By: Ashok Gulati
Even though the RBI has raised the repo rate by 50 basis points, the probability of inflation, as measured by the consumer price index (CPI), remaining higher than the central bank’s tolerance band is increasing by the day. The risks are primarily from three sides: The depreciating rupee, fast-depleting grain stocks, especially of wheat, and vagaries of weather as a result of climate change. Let me explain these in detail, and then list the policy options before the government.
On the fast depreciating rupee, one thing is clear: As the US Federal Reserve raises its interest rates, there is going to be pressure on the Indian rupee and many other currencies around the world. We may draw some consolation from the rupee holding out relatively better than many other major currencies, such as the yen or the pound. But even a 10 per cent depreciation in the rupee since January 2022 poses a risk of imported inflation, especially through crude oil and gas and fertilisers and edible oils. The RBI has already spent more than $80 billion to support the rupee, and there are limits to which it can go. And, if RBI tries to hold the rupee artificially high, it will adversely hit Indian exports, widening the current account deficit and putting further pressure on the rupee. The best that RBI can and should do is to avoid a sudden and abrupt fall in the rupee, but also let it find its natural level given what is happening globally, especially in the currency markets.
The bottom line is that the risks of higher inflation from the falling rupee remain and are likely to continue for at least one year, if not more. On this, one should read not as much from what the RBI or Ministry of Finance says, but more importantly what Jerome Powell, the Chair of Federal Reserve of the US is saying.
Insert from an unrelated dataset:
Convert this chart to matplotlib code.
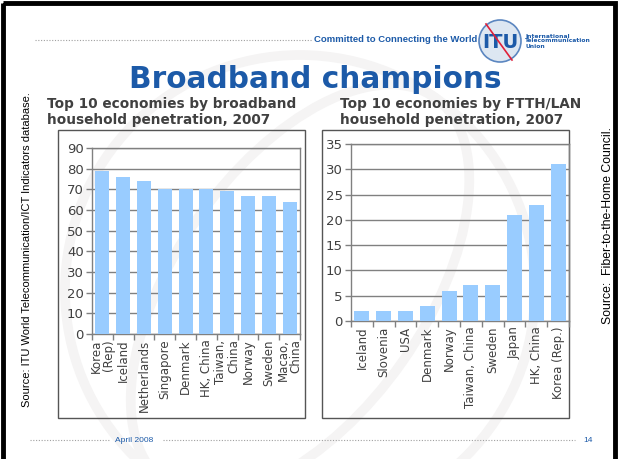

He is committed to bringing down inflation in the US to 2 per cent from the current levels of more than 8 per cent. Although the time frame he has in mind is two to three years, indicating it will not be a hard landing, yet he is increasing interest rates by 75 basis points each time. The writing is on the wall for Indian policymakers. If they have to circumvent this, they have to have innovative policies to promote exports and attract more foreign direct investment (FDI).
On depleting grain stocks, as of now, there is no immediate alarm, especially for rice. But the Cabinet’s decision to extend the PM Garib Kalyan Ann Yojana (PMGKAY) by another three months will put pressure not only on stocks but also on the fisc. The fiscal deficit of the Centre may go higher than provisioned in the Budget for FY23. The finance ministry not supporting the extension of this free food beyond September was, economically, a rational recommendation. More so as Covid-19 is behind us and the economy is back to its normal level of activity. But given that the Gujarat elections are round the corner, the Cabinet may have thought it politically useful to extend the scheme till December end. And, politics will always win over economic rationality. In this context, it may be useful to recall that even the National Food Security Act (NFSA) of 2013 was also passed keeping in view the 2014 elections in which the UPA was hoping to stay in power through this almost-free food policy (Rs 3/2/kg for rice/wheat). But the UPA still lost.
Yet, the dilemma for the NDA was how to keep it within the limits of fiscal prudence. The NFSA does have the provision that after three years, the issue prices for PDS supplies can be revised. However, the NDA did not do so and the burden of food subsidies has piled up. It spiked when the PMGKAY was announced in April 2020 in the wake of the pandemic’s first wave. At that time, it was perhaps necessary to support all those who lost their jobs. But doubling free rations depleted the bulging stocks of grains. Now with wheat procurement having plummeted, there is a concern about whether stocks are enough to curb inflationary expectations in the country. To replenish wheat stocks in FCI godowns, the government will have to raise the minimum support price (MSP) of wheat quite substantially. For rice, the current stocks are ample, but given the monsoon vagaries, the forthcoming rice harvest is estimated to be about 7 million tonnes less. It is time to realise that the PMGKAY will be difficult to extend beyond December without putting an undue burden on MSPs and the fiscal deficit. The best policy option will be to fix the issue prices of PDS supplies at half the MSP and limit the PDS coverage to 30 per cent of the bottom population.
Climate change is an increasing concern. It will haunt our policymakers in the months and years to come. India is going to have extreme events — heatwaves, droughts, floods, etc — of increasing intensity and frequency. We may keep blaming developed economies and ask for climate justice, yet we will have to act fast and boldly to correct our own policies that increase GHG emissions and aggravate the situation. Power provided at next-to-nothing prices, free water and highly subsidised fertilisers — especially urea — are some of the policies that are damaging the natural environment. If we have to tame food inflation, we will have to invest more in climate-smart agriculture, in precision farming, with high productivity and less damage to natural resources. Science and technologies can, of course, help us, but they cannot be scaled in a perverse policy ecosystem. The call to set the situation right rests with the Cabinet. So far one sees only baby steps in this direction. India has a long way to tame inflation.